La Tchéquie est en partie un pays sous-traitant du capitalisme impérialiste allemand. Or, ce dernier fait face à la plus sérieuse récession de son histoire de l’après-guerre: -3,8% de la production industrielle au premier trimestre 2009 par rapport au trimestre précédent et -6,7% par rapport au même trimestre de 2008. La République tchèque va donc subir de plein fouet ce brutal recul du grand frère dominateur.
Le groupe suisse Ringier emploie quelque 8000 salarié·e·s en République tchèque. Comme l’écrit le Département des affaires étrangères suisse, le 26 juillet 2007: «La République tchèque est le principal partenaire commercial de la Suisse en Europe centrale et, dans la région, le deuxième pays de prédilection des investisseurs suisses.»

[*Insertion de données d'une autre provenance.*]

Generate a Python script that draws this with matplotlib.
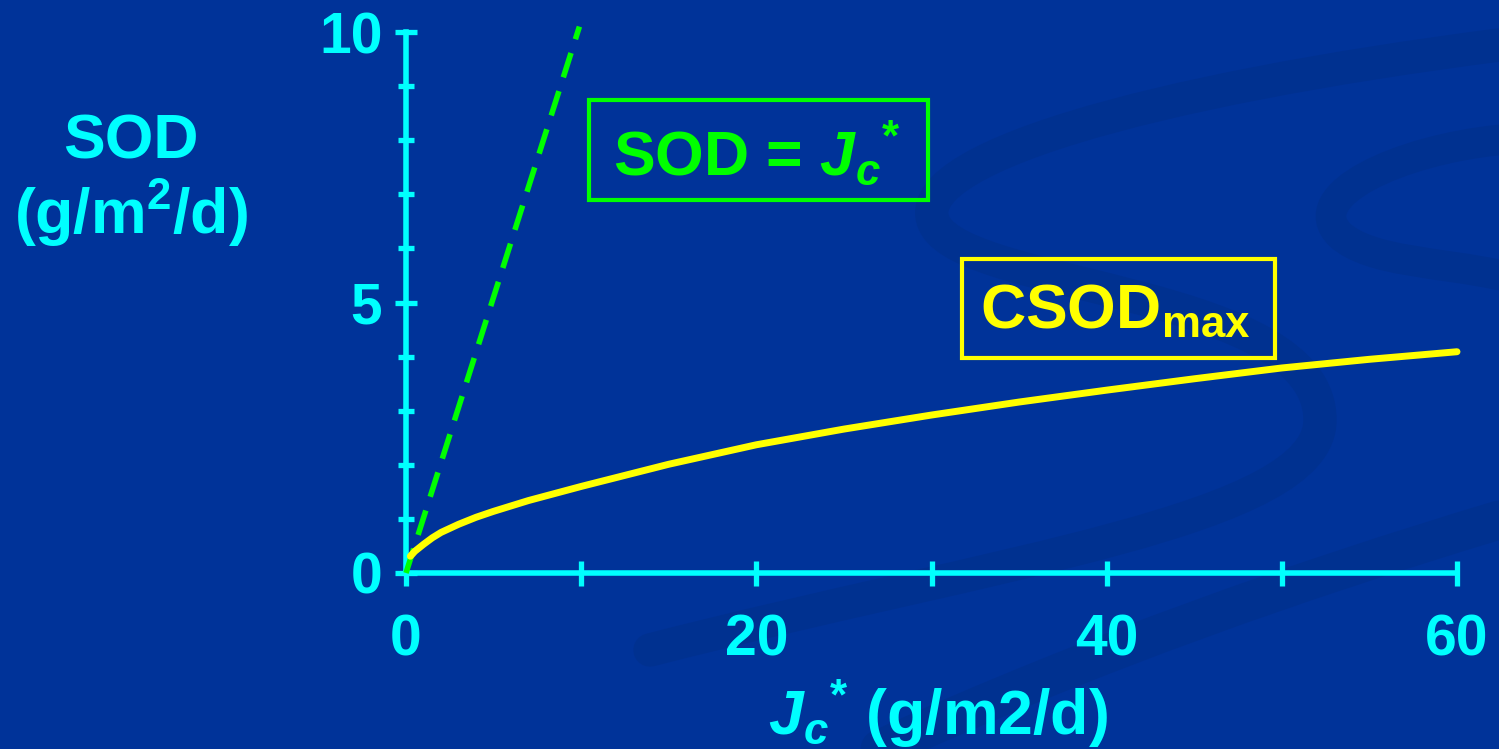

Les coûts salariaux et la qualification de la main-d’œuvre, élevée dans République tchèque, jouent un rôle important dans les choix opérés par les firmes suisses. Ainsi, on peut constater le choix, apparemment particulier, effectué par l’entreprise Schurter (électronique, siège à Lucerne). Il s’explique ainsi: «Schurter a délocalisé en République tchèque la production manuelle de ses prototypes (fort coûteuse au plan salarial), alors que la production ultra-automatisée qui suit s'effectue en Suisse.» (La Vie économique,1/2. 2007)
Le capitalisme suisse ordonne – étant donné sa configuration productive et ses liens directs avec le système productif de l’Allemagne (IDE en Allemagne) – ses exportations et ses investissements sur les traces de l’impérialisme allemand dans cet Hinterland (auquel s’ajoute la Hongrie, la Slovénie, la Pologne, la Slovaquie) qui s’est ouvert dès le début des années 1990.
La crise, comme ailleurs, frappe durement la République Tchèque. Alors, le «syndicalisme de consensus» subira-t-il quelques failles ? A voir, de près… par les syndicalistes suisses. Un syndicalisme à visage de classe pourrait être imaginé !
A Prague, 20’000 personnes manifesteront ce vendredi 15 mai 2009 à l'appel de la Confédération européenne des syndicats (CES) pour exiger une réponse coordonnée à la crise au sein de l'Union européenne. (Réd.)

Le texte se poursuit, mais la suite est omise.